The Cycle of Fifths


                           *It will be useful to look a diagram of the cycle while reading this section


  The cycle of fifths is a multi purpose musical concept that can help develop your understanding of how music is written and analyzed. It is also referred to as “the cycle of keys” or “the cycle of fourths”. It will help to have a basic knowledge of music theory in order to utilize all the different aspects of the cycle but it is not absolutely necessary.


If you are familiar with the Roman Numeral System you may already know why it can be called the cycle of fifths or the cycle of fourths (refer to a diagram of the cycle). When moving clockwise around the cycle, the next note is always a fifth away from the previous one (C D E F G A B C D E F G A etc.…). When moving counter-clockwise around the cycle then the next note is always a fourth away from the previous letter (F G A Bb C D Eb F G Ab etc.…). (If you do not know what a fourth or fifth is, go to Table D and see the definition for an  Interval).


Think of each letter in the cycle as representing more than just a note. Each letter can be the tonic of a key or the root of a chord/scale etc.


The first useful observation we will cover involves the I, IV and V chords of a key. The I, IV and V chords are the major chords of any key. They are always adjacent to one another in the cycle. For example C major is the I chord in the key of C. F major is the IV chord and G major is the V.  If G major is the I chord then C major and D major are the IV and V respectively. If you are looking at a diagram of the cycle, the pattern the I, IV and V make within the cycle should be obvious.
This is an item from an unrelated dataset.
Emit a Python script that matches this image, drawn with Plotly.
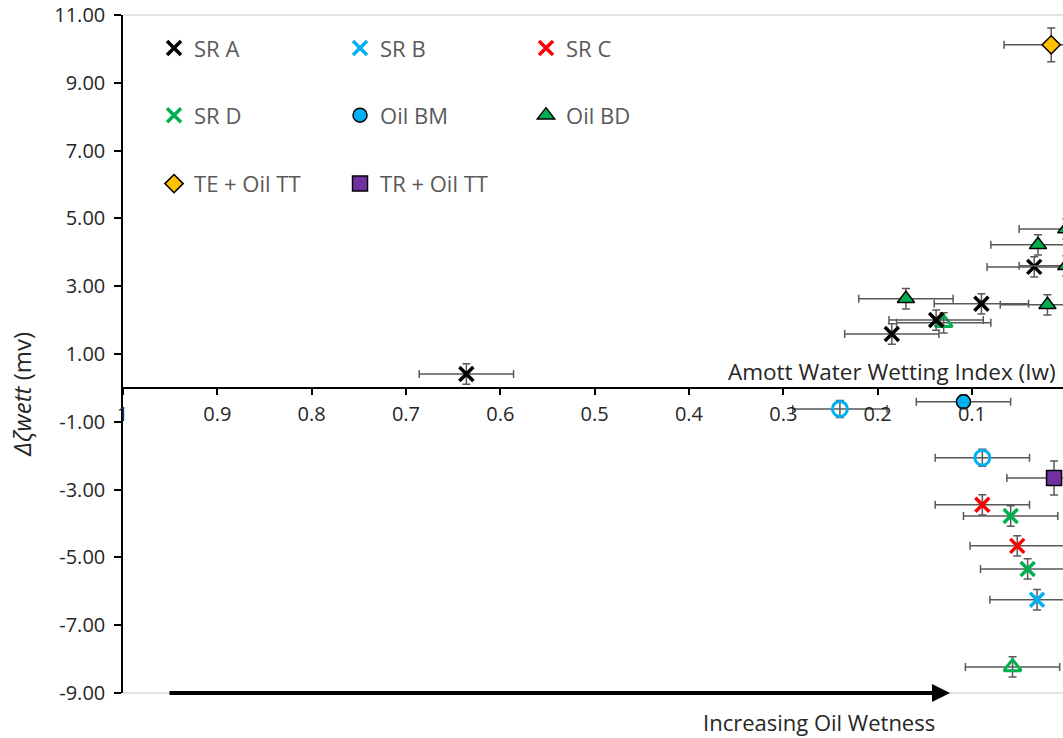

This makes the cycle an excellent tool for transposing or modulating to other keys.


Try doing the same with the relative minor chords as well. C major relative to A minor, F major relative to D minor and G major relative to E minor. Notice that A minor, D minor and E minor form the same pattern in the cycle. Now you can see how the I, II, III, IV, V and VI chords of any key fit into the cycle (the VII chord is part of the pattern as well). The same would hold true with altered versions of these chords. Being able to visualize this information is very useful when learning, composing and improvising music.
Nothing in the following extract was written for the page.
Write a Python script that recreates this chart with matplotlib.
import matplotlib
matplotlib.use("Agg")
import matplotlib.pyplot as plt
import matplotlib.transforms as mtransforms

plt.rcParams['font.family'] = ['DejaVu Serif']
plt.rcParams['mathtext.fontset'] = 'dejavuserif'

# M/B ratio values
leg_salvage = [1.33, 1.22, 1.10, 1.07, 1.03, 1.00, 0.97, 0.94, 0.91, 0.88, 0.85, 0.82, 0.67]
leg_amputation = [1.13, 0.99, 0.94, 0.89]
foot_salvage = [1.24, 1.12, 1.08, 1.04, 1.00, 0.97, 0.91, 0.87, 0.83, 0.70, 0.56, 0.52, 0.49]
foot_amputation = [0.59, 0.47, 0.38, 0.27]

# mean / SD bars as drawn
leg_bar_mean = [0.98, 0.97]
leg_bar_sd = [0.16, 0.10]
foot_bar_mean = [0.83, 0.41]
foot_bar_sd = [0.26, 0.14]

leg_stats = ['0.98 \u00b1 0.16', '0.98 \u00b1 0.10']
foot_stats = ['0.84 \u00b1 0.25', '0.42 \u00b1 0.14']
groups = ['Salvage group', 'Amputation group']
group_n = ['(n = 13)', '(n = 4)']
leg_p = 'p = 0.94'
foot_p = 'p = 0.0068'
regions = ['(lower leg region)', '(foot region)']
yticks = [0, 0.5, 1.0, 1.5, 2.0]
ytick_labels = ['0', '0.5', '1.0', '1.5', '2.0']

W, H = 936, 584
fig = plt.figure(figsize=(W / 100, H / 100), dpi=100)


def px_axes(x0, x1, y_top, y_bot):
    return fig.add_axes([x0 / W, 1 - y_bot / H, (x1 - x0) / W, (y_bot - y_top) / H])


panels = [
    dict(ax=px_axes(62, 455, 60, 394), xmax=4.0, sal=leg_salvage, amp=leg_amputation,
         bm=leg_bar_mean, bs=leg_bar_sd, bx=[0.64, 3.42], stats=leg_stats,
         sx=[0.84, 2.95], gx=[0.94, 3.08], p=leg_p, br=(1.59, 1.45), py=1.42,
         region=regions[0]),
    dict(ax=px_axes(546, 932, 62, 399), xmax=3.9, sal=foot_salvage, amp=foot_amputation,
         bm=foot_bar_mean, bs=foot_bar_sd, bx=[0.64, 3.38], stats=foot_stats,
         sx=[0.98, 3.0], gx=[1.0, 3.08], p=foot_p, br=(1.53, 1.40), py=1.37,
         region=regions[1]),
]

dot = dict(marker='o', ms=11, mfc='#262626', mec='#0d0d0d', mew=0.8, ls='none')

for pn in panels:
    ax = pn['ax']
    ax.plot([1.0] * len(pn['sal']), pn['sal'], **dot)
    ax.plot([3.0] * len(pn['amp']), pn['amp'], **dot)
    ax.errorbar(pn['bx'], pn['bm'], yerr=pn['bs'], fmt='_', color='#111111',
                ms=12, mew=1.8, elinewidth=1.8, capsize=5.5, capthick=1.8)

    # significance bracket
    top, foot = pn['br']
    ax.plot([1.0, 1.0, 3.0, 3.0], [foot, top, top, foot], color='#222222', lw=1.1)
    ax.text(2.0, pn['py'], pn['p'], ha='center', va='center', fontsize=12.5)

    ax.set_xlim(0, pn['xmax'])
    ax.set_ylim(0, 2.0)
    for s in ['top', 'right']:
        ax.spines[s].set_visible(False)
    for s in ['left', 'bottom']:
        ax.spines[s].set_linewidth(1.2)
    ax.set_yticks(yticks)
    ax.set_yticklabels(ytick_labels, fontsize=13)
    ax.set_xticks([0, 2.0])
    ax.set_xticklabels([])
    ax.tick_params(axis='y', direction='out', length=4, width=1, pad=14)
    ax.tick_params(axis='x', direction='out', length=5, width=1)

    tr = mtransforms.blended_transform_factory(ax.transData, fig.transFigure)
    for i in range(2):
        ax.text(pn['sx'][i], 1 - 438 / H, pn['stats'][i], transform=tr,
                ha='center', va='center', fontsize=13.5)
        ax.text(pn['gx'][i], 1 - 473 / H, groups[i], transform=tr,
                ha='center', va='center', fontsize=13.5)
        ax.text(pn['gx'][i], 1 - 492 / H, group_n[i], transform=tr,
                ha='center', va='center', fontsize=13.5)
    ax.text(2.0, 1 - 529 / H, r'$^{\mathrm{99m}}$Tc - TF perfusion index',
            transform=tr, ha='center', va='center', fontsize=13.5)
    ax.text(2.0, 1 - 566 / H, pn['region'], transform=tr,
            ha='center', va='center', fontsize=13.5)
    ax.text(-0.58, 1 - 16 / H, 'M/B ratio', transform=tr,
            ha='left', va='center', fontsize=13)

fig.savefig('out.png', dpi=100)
One of the most uniform cycle concepts has to do with keys and key signatures. You may want to divide the cycle into halves.


1)    The “sharp” half is formed by moving clockwise around the cycle and adding one sharp to the next adjacent key starting with “C”.
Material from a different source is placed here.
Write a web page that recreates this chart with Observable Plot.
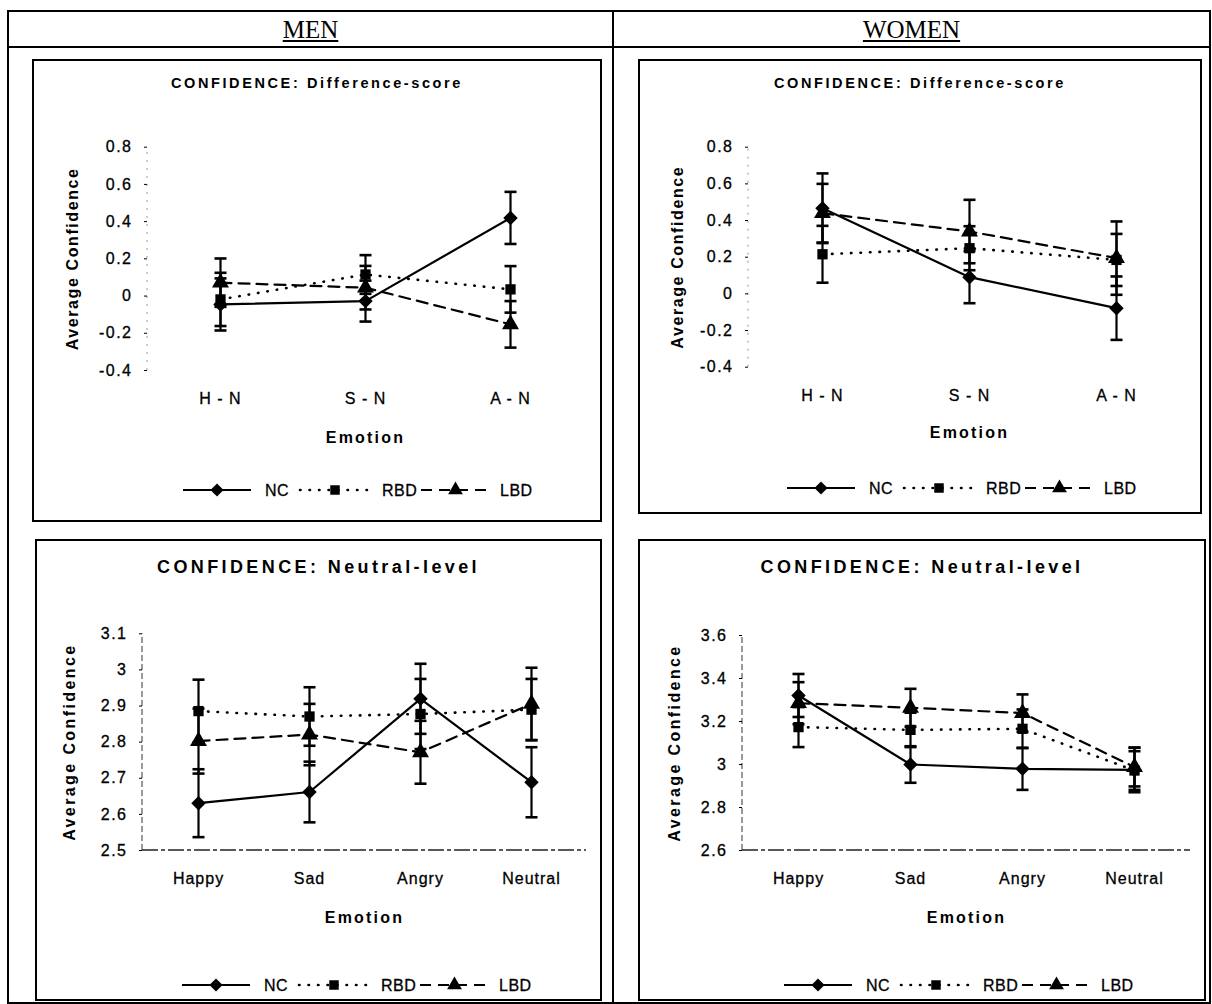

2)    The “flat” half is formed by moving counter-clockwise around the cycle and adding a flat to the next adjacent key starting with “C”.




Adding Sharps

Starting with the key of “C” there are no sharps or flats. Moving around clockwise to the key of “G” we find one sharp; F#. Moving around clockwise one more letter to the key of “D” we find there are two sharps; F# and C#. Onward to the key of “A” there are three sharps; F#, C# and G#. (Look at the cycle and notice that the sharps are being added as they appear in the cycle starting with F). This pattern continues until all the sharps are all used up.


Adding Flats

The same pattern works for the flat keys starting with “F”. The key of “F” has one flat; Bb. Moving around counter-clockwise the key of “Bb” has two flats; Bb and Eb. The key of “Eb” has three flats; Bb, Eb and Ab. This pattern continues counter-clockwise around the cycle until all the flats are used up.


So one way to visualize the twelve keys is to relate them all to the key of “C” via the cycle of fifths. Each sharp key is formed cyclically by adding one new sharp from the cycle when moving in a clockwise fashion. Each flat key is formed from the key of “C” by adding one new flat from the cycle when moving in a counter-clockwise fashion.


There will be some examples of cycle based chord progressions in table F. When building chord progressions using the cycle it is a good idea to visualize the pattern you are creating. This will be especially useful if you want to transpose the chord progression. To better understand what I mean by visualize simply take one of the chord progressions in table F (or any chord progression for that matter) and look at how it fits into cycle.